General All Permutations - Backtracking / Additional States

I get the preference to stick to the template but it just seems a little too verbose. I read some of the solutions in the comments here and feel they are not quite optimal because they are either creating a bunch of new strings (since strings are immutable) or they do an extra linear scan. I came up with this solution and it helped me better understand the backtracking approach. It keeps the memory usage low by turning the input string into a list which is used by the recursive function to swap elements to create a different permutation. The int step variable is used as an indicator of the number of letters that have been selected and so we start the for-loop from the step int instead of 0.

def permutations(letters: str) -> List[str]:
    def dfs_backtrack(step: int, perm: List[str]):
        if step == len(perm):
            result.append(''.join(perm))
        else:
            for i in range(step, len(perm)):
                perm[i], perm[step] = perm[step], perm[I]
                dfs_backtrack(step + 1, perm)
                perm[i], perm[step] = perm[step], perm[I]
    result = []
    dfs_backtrack(0, list(letters))
    return result

C++ solution using less memory as we can mark characters as used, rather than having more memory… Also avoids copying of the string recursively down the call chain, so can pass by reference. i.e.
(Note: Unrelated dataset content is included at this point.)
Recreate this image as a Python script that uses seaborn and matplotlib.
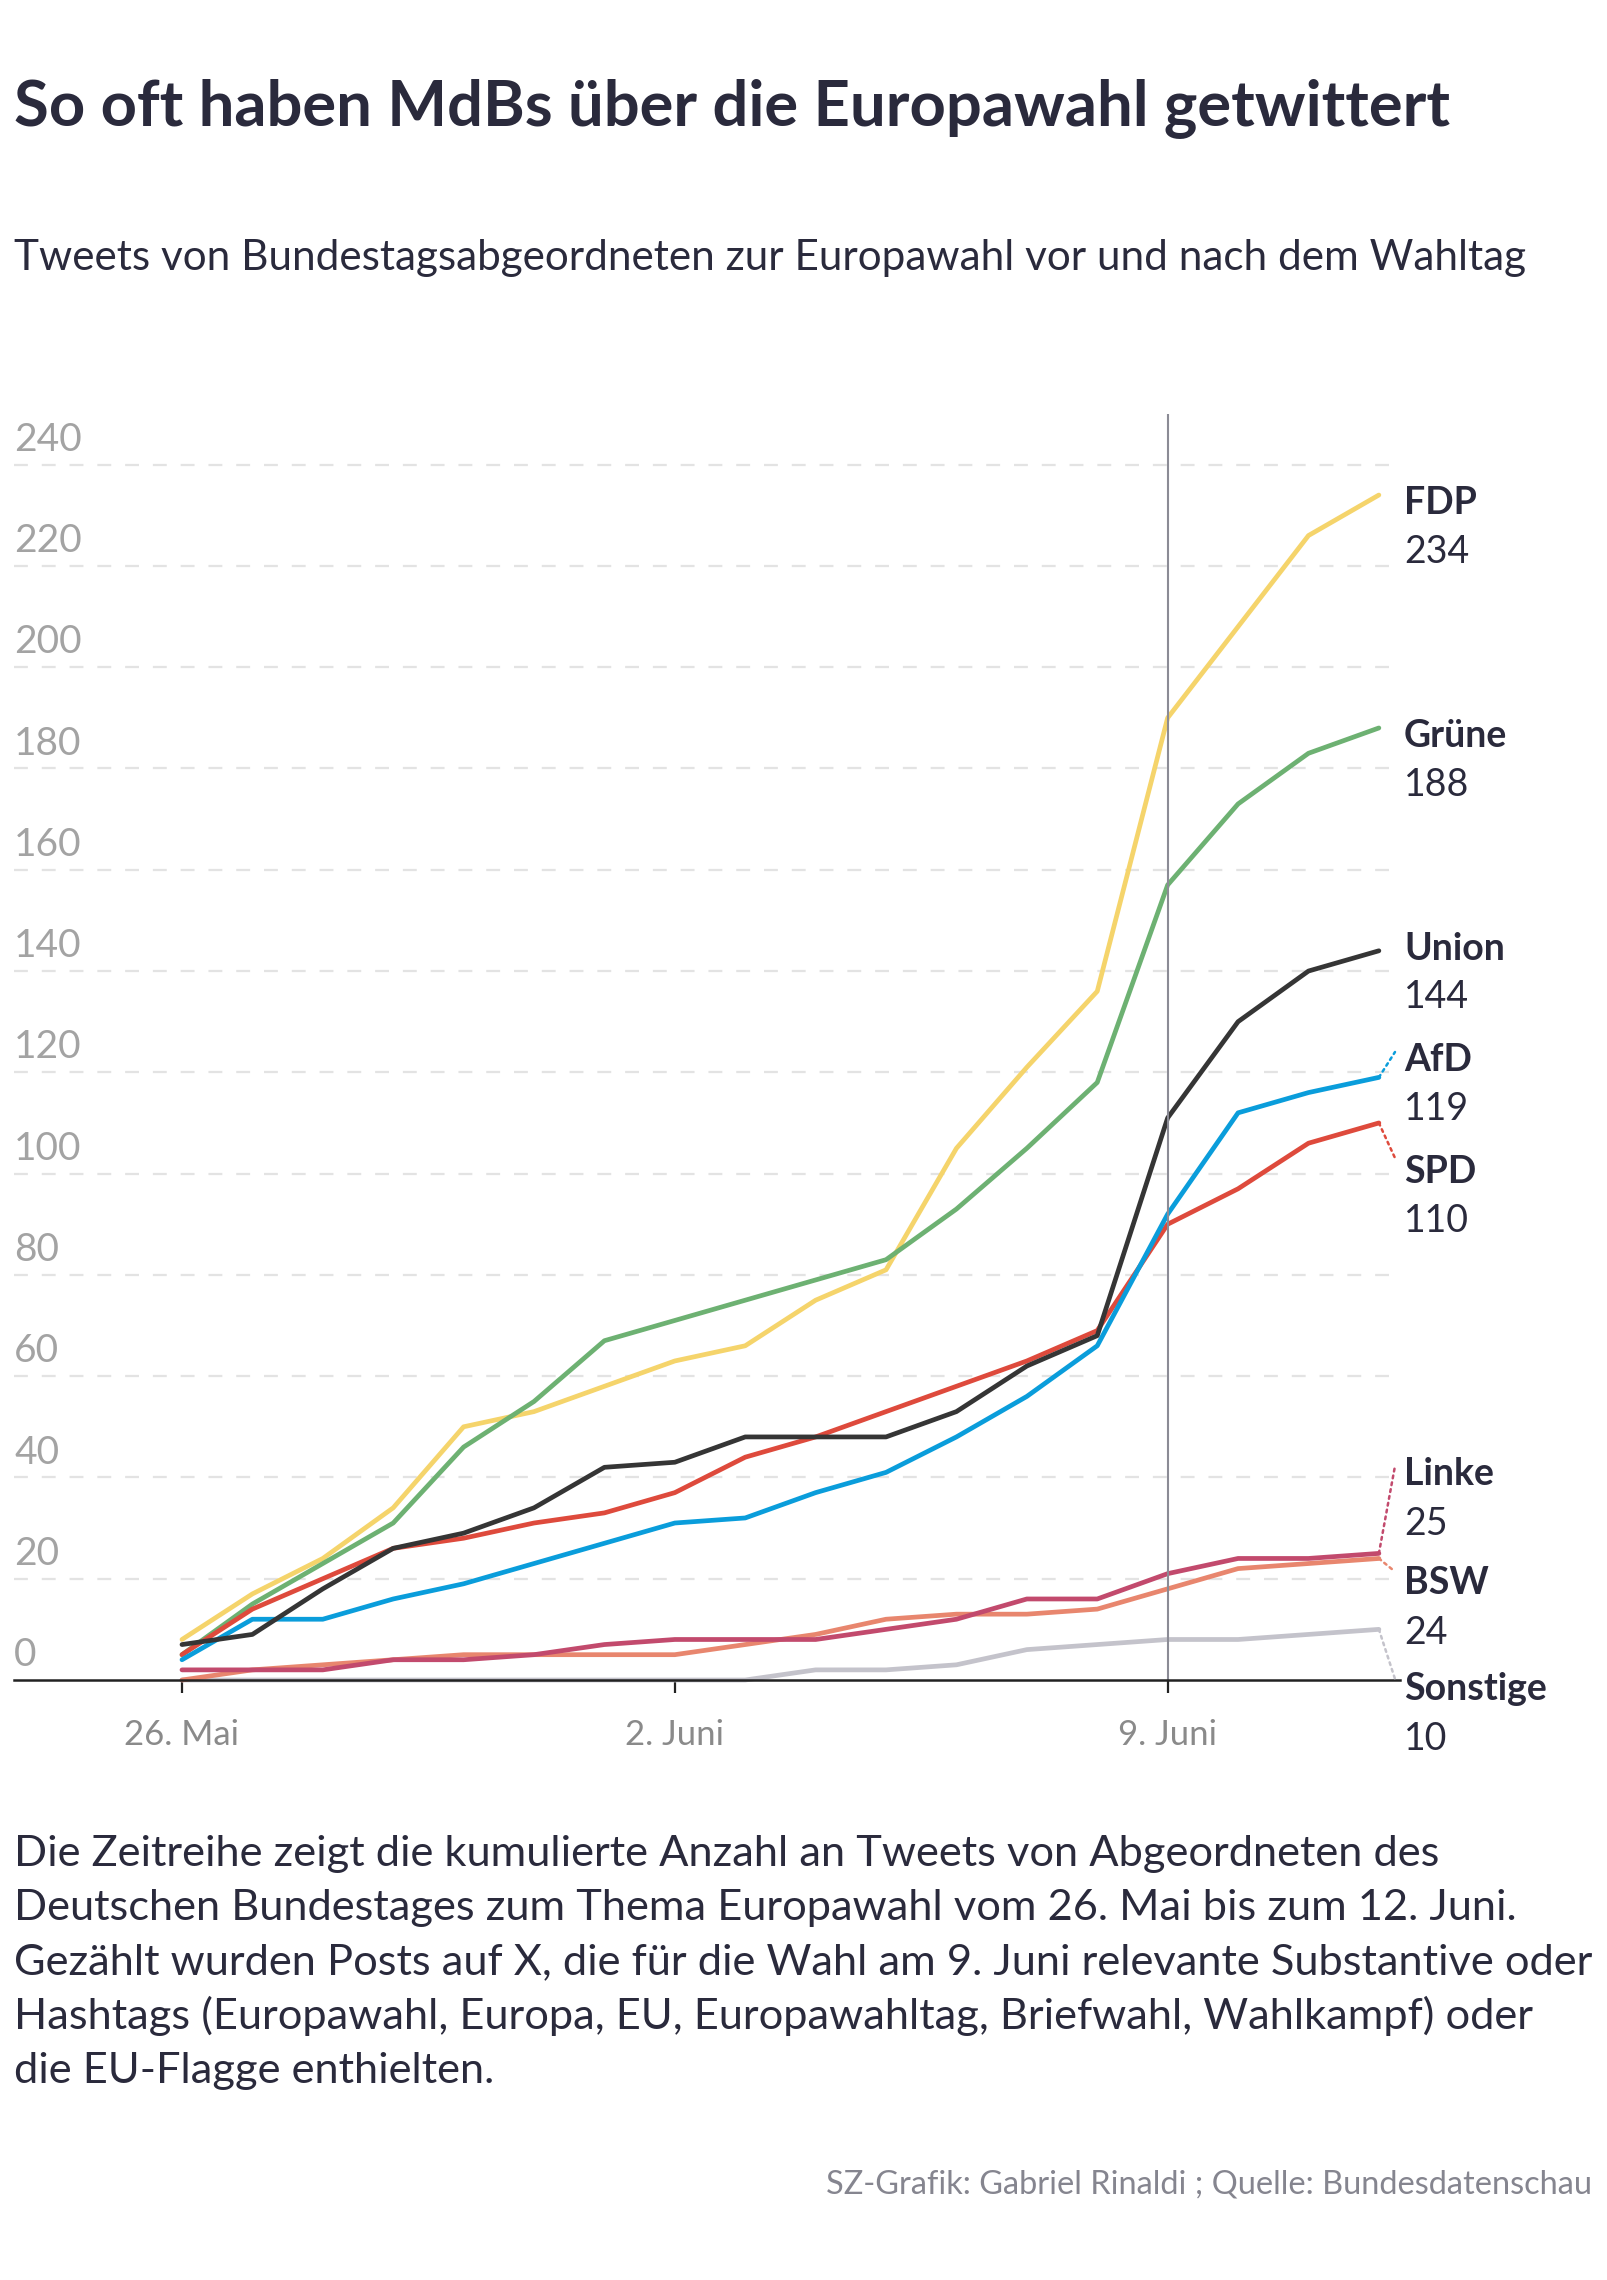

Using push/pop and resetting the used letters.

void pm(int idx, std::string& letters, std::string& path, std::vector<std::string>& res) {
    
    if (idx == letters.size()) {
        res.push_back(path);
        return;
    }
    
    for( int i = 0; i < letters.size(); ++i ) {
        char c = letters[i];
        if(c!='*') {
            path.push_back(c);
            letters[i]='*';
            pm(idx+1, letters, path, res);
            letters[i]=c;
            path.pop_back();
        }
    }
}

std::vector<std::string> permutations(std::string letters) {
    std::vector<std::string> res;
    std::string path;
    pm(0, letters, path, res);
    return res;
}

Javascript solution without used array:

function dfsHelper(n, path, res) {
if (n.length === 0) {
res.push(path.join(“”));
return;
}

for(let i=0; i<n.length; i++) {
    path.push(n[i]);
    let filtered = n.filter(element=> {
        return element !== n[i];
    })
    dfsHelper(filtered, path, res);
    path.pop();   
}

}

function permutations(letters) {
let res=;
dfsHelper(letters.split(“”), , res)
return res;
}

Another possible solution using a set to keep track of letters:

def permutations(letters: str) -> List[str]:
    res = []

    def dfs(path, seen=set()):
        if len(path) == len(letters):
            res.append("".join(path))
            return

        for letter in letters:
            if letter not in seen:
                path.append(letter)
                seen.add(letter)
                dfs(path, seen)
                path.pop()
                seen.discard(letter)

    dfs([])
    return res

There was a huge typo in my previous comment. If anyone is curious O(n*(n!)) = O((n+1)(n!)) = O((n+1)!). So we can write the time complexity is O((n+1)!).

def permutations(letters: str) -> List[str]:
    rst = []
    def dfs(cur_path, visited):
        if len(cur_path) == len(letters):
            rst.append(''.join(cur_path))
            return
        for letter in letters:
            if letter in visited:
                continue
            cur_path.append(letter)
            visited.add(letter)
            dfs(cur_path, visited)
            visited.remove(cur_path.pop())
    dfs([], set())
    return rst

The space complexity should be O(n) isn’t it? At any time only n recursive call, used array take n, path take maximum n, why space complexity is O(n! * n)?